I’m framing a dormer on this mansion near Boston. It has a long, curved profile—like an eyebrow. When I arrive in the morning, it peers out through the trees. I think of Nick while I finish my spliff and grab my tool belt from the truck.
Up on the roof, my framing gun misfires and shoots a nail through my palm. I glance down, my vision splotched white with pain. Two inches of galvanized metal poke through the back of my hand. Drops of blood fall and pool on the plywood floor below. The pain breaks, and I yell and bite my lip. Then, I hold the wound up to the light.
The nail and my hand make a perfect ninety-degree angle—the metal head sunk into my palm, barely recessed beneath the skin. I swear again, but I can’t lie—I love the sight of a perfect shot. On the highway home, I take the steering wheel between my knees and light my smoke with my good hand.
When I get back Nick is hosing his motorcycle down in the driveway with my power- washer. The compressor groans and coughs yellow smoke into the morning air. My wood pile is neatly stacked at the end of the driveway—soaked in the autumn sun.
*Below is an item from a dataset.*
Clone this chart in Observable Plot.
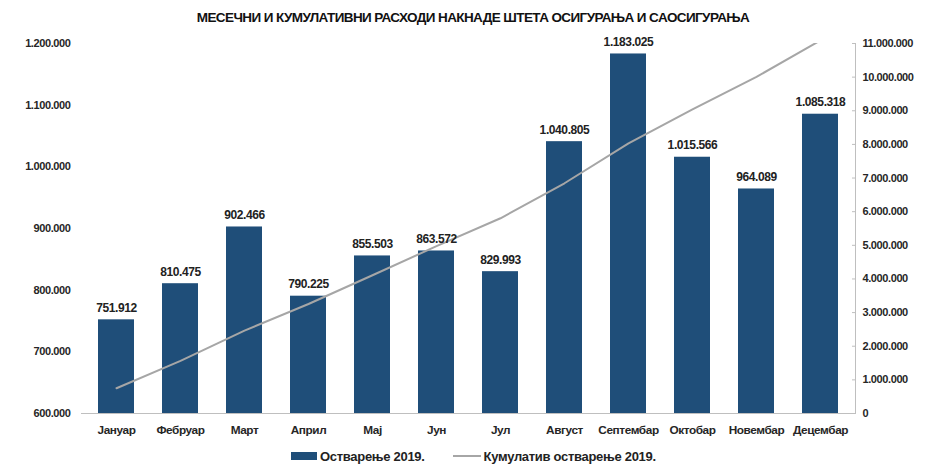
<!DOCTYPE html>
<html>
<head>
<meta charset="utf-8">
<script src="https://cdn.jsdelivr.net/npm/d3@7"></script>
<script src="https://cdn.jsdelivr.net/npm/@observablehq/plot@0.6"></script>
<style>
  body { margin: 0; background: #fff; width: 928px; height: 467px; overflow: hidden;
         font-family: "Liberation Sans", Arial, sans-serif; }
  #title { height: 28px; line-height: 35px; text-align: center; font-weight: bold; font-size: 13.5px; color: #111;
           padding-left: 18px; letter-spacing: -0.6px; white-space: nowrap; }
  #legend { height: 22px; display: flex; justify-content: flex-start; align-items: center; font-weight: bold;
            font-size: 13px; color: #222; padding-left: 291px; letter-spacing: -0.3px; white-space: nowrap; }
  .sw { display: inline-block; margin-right: 3px; }
  svg { display: block; }
  svg text { letter-spacing: -0.4px; }
</style>
</head>
<body>
<div id="title">МЕСЕЧНИ И КУМУЛАТИВНИ РАСХОДИ НАКНАДЕ ШТЕТА ОСИГУРАЊА И САОСИГУРАЊА</div>
<div id="chart"></div>
<div id="legend">
  <span class="sw" style="width:26px;height:8px;background:#1f4e79;"></span><span style="margin-right:28px">Остварење 2019.</span>
  <span class="sw" style="width:28px;height:2px;background:#a6a6a6;"></span><span>Кумулатив остварење 2019.</span>
</div>
<script>
const months = ["Јануар","Фебруар","Март","Април","Мај","Јун","Јул","Август","Септембар","Октобар","Новембар","Децембар"];
const monthly = [751912, 810475, 902466, 790225, 855503, 863572, 829993, 1040805, 1183025, 1015566, 964089, 1085318];
const cumulative = [751912, 1562387, 2464853, 3255078, 4110581, 4974153, 5804146, 6844951, 8027976, 9043542, 10007631, 11092949];
const leftTicks = [600000, 700000, 800000, 900000, 1000000, 1100000, 1200000];
const rightTicks = [0, 1000000, 2000000, 3000000, 4000000, 5000000, 6000000, 7000000, 8000000, 9000000, 10000000, 11000000];

const fmt = d3.formatLocale({thousands: ".", grouping: [3], decimal: ","}).format(",d");
// map right-axis units onto left y scale
const L0 = 600000, L1 = 1200000, R1 = 11000000;
const toLeft = v => L0 + v * (L1 - L0) / R1;
const toRight = v => (v - L0) * R1 / (L1 - L0);

const bars = months.map((m, i) => ({month: m, value: monthly[i], cum: toLeft(cumulative[i])}));

const chart = Plot.plot({
  width: 928,
  height: 417,
  marginTop: 15,
  marginBottom: 32,
  marginLeft: 81,
  marginRight: 73,
  style: {fontFamily: '"Liberation Sans", Arial, sans-serif', fontSize: "11px", fontWeight: "bold", color: "#262626"},
  x: {domain: months, paddingInner: 0.44, paddingOuter: 0.22, label: null},
  y: {domain: [L0, L1], label: null},
  marks: [
    Plot.barY(bars, {x: "month", y1: L0, y2: "value", fill: "#1f4e79"}),
    Plot.ruleY([L0], {stroke: "#bfbfbf"}),
    Plot.frame({anchor: "right", stroke: "#bfbfbf"}),
    Plot.line(bars, {x: "month", y: "cum", stroke: "#a6a6a6", strokeWidth: 2, clip: true}),
    Plot.text(bars, {x: "month", y: "value", text: d => fmt(d.value), lineAnchor: "bottom", dy: -8, fontSize: 12, fontWeight: "bold", fill: "#222"}),
    Plot.axisY(leftTicks, {anchor: "left", tickSize: 0, tickPadding: 11, tickFormat: fmt, fontSize: 11, label: null}),
    Plot.axisY(rightTicks.map(toLeft), {anchor: "right", tickSize: -4, tickPadding: 11, tickFormat: d => fmt(Math.round(toRight(d))), stroke: "#bfbfbf", fontSize: 11, label: null}),
    Plot.axisX({tickSize: 0, tickPadding: 12, fontSize: 11.8, label: null})
  ]
});
document.getElementById("chart").appendChild(chart);
</script>
</body>
</html>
Nick drapes a towel over the handlebar and turns to me, cigarette clenched between his teeth. The metal nail gleams in the morning light. He points the nozzle and pulls the trigger. The force from the spray bends the nail back beneath my skin. When I come to, the asphalt feels hot, and I’m staring up at the sun. I drive to the court-house and file the eviction papers before I check myself into the ER.
When I come to after surgery, I see the cruel eye of the dormer imposed on the hospital’s white wall. The rough opening for the window has a pink tongue and it laughs and speaks.
What have you done to your son?
When I arrive home, there’s a wet puddle in the driveway, where Nick’s bike used to be. It’s still October, and the snow falls lightly. I gather kindling from the shed and start a fire in the stove. I bring three logs in from the wet pile. While the fire smokes, I peel the bloody bandage off my hand. The surgeon operated from the back, so the wound on my palm is just a tiny speck. I trace a finger over it and feel the small bump of scabbed flesh. The fire dies as the wet wood hisses in the night.